Out of the window next to me at work they're demolishing the old Lloyd's building. It's pretty mad how they're doing it.

Basically they've craned up 4 or 5 big JCB things on caterpillars and they're ripping it apart. Mad! I now walk into work via a different door just in case.

£19,000,000 lotto win

It's a fix. It was my turn to win. I deserve it far more fat old people who work in factories.

Wednesday 14 July 2004

Lovely Bones

Any body read it?

I was handed this book yesterday as I was rushing out of the house to catch my train.

It shocked me. I can't say that it isn't a good book but it was hardly what I wanted to read on the way into work.

A young girl of 14 get raped and murdered in the first chapter and the story is about how her family and friends cope. It's told from the perspective of the murdered girl from heaven.

I usually have nice dreams, in fact very good dreams, but last nights were disturbing, not very nice at all. It's all put me in a very odd mood.

It's raining it's pouring...

... the old man's snoring.

Don't you just love getting soaking wet on the way into work? Even with a full length rain coat and an Umbrella I'm sitting at my desk soaked.

I think Ken Livingston instead of increasing the congestion charge for large cars should concentrate on more important issues that the people of London really care about.

Only allowing rain during work hours with an hours break at lunch time so people can eat their lunches outside.

It's not asking much.

Monday 12 July 2004

Funniest story of the week award goes to...

One plucky entrepreneur is currently selling authentic bottles of Princess Diana Fountain water on e-bay.

Current price is around £2.50 for a 500ml bottle.


Friday 9 July 2004


I'm also looking forward to going on holiday (again, if it gets organised).

So far it's myself Ben, Ian and Ross although Tim also expressed a maybe.

Current plan is the week starting Bank holiday August, 30th August-5th Sept.

Coincidently my birthday is on the 31st.

Wednesday 7 July 2004

My new hobby

My new hobby is taking instant dislike to people.

I was waiting for the train this morning and I cought a woman in my periferal vision. It looked as though she was smoking so the first thing that came into my mind was that I hated her.

On closer inspection she wasn't smoking afterall, but my initial reaction to hate her stayed.

Coyote Ugly

Not a bad film for a chick flick. The soaking wet fit women kept my interest.

The thing that got my goat (Why is that an actual saying?) is LeAnne Rhymes.

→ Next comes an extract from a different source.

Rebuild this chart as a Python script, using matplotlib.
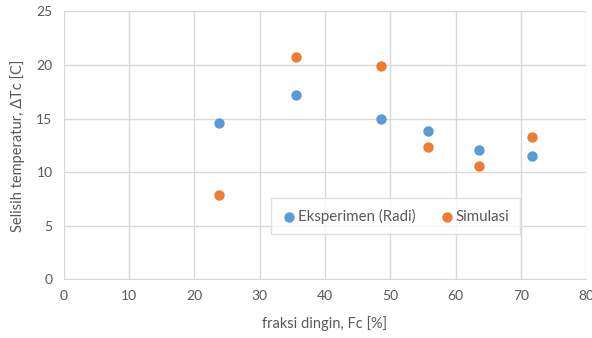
import matplotlib.pyplot as plt

plt.rcParams['font.family'] = ['Lato', 'DejaVu Sans']

fc = [23.8, 35.6, 48.6, 55.8, 63.5, 71.7]
dt_eksperimen = [14.6, 17.2, 15.0, 13.8, 12.1, 11.5]
dt_simulasi = [7.85, 20.75, 19.9, 12.35, 10.6, 13.3]

text_color = '#595959'
grid_color = '#d9d9d9'

fig = plt.figure(figsize=(5.92, 3.38), dpi=100)
ax = fig.add_axes([0.1076, 0.1737, 0.8828, 0.7923])

ax.scatter(fc, dt_eksperimen, s=42, color='#5b9bd5', label='Eksperimen (Radi)', zorder=3)
ax.scatter(fc, dt_simulasi, s=42, color='#ed7d31', label='Simulasi', zorder=3)

ax.set_xlim(0, 80)
ax.set_ylim(0, 25)
ax.set_xticks(range(0, 81, 10))
ax.set_yticks(range(0, 26, 5))
ax.grid(True, color=grid_color, linewidth=1)
ax.set_axisbelow(True)
for side in ['top', 'right', 'left']:
    ax.spines[side].set_visible(False)
ax.spines['bottom'].set_color(grid_color)
ax.tick_params(length=0, colors=text_color, labelsize=10, pad=8)

ax.set_xlabel('fraksi dingin, Fc [%]', color=text_color, fontsize=10.5, labelpad=10)
ax.set_ylabel('Selisih temperatur, ΔTc [C]', color=text_color, fontsize=10.5, labelpad=8)

leg = ax.legend(loc='center', bbox_to_anchor=(0.635, 0.236), ncol=2, fontsize=10.8,
                frameon=True, fancybox=False, edgecolor=grid_color, handlelength=1.0,
                handletextpad=0.1, columnspacing=1.6, borderpad=0.7, borderaxespad=0,
                scatterpoints=1)
leg._legend_box.sep = 0
for t in leg.get_texts():
    t.set_color(text_color)

fig.savefig('out.png', dpi=100)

What a f'ing stupid name. Is she French? I hate her and I haven't even met her.

Long weekend in Jersey

To go to Jersey or not to go to Jersey, that is the question.

Whether 'tis acer in the mind to suffer
The Shaheens and arrows of outrageous fortune
Or to take arms against a sea of piss taking,
And by opposing end them?"

-- From Stulet (IV, iii, 86-92)

Not sure if I should pay may Dad off yet or go to Jersey to see Shaz. This is one to ponder.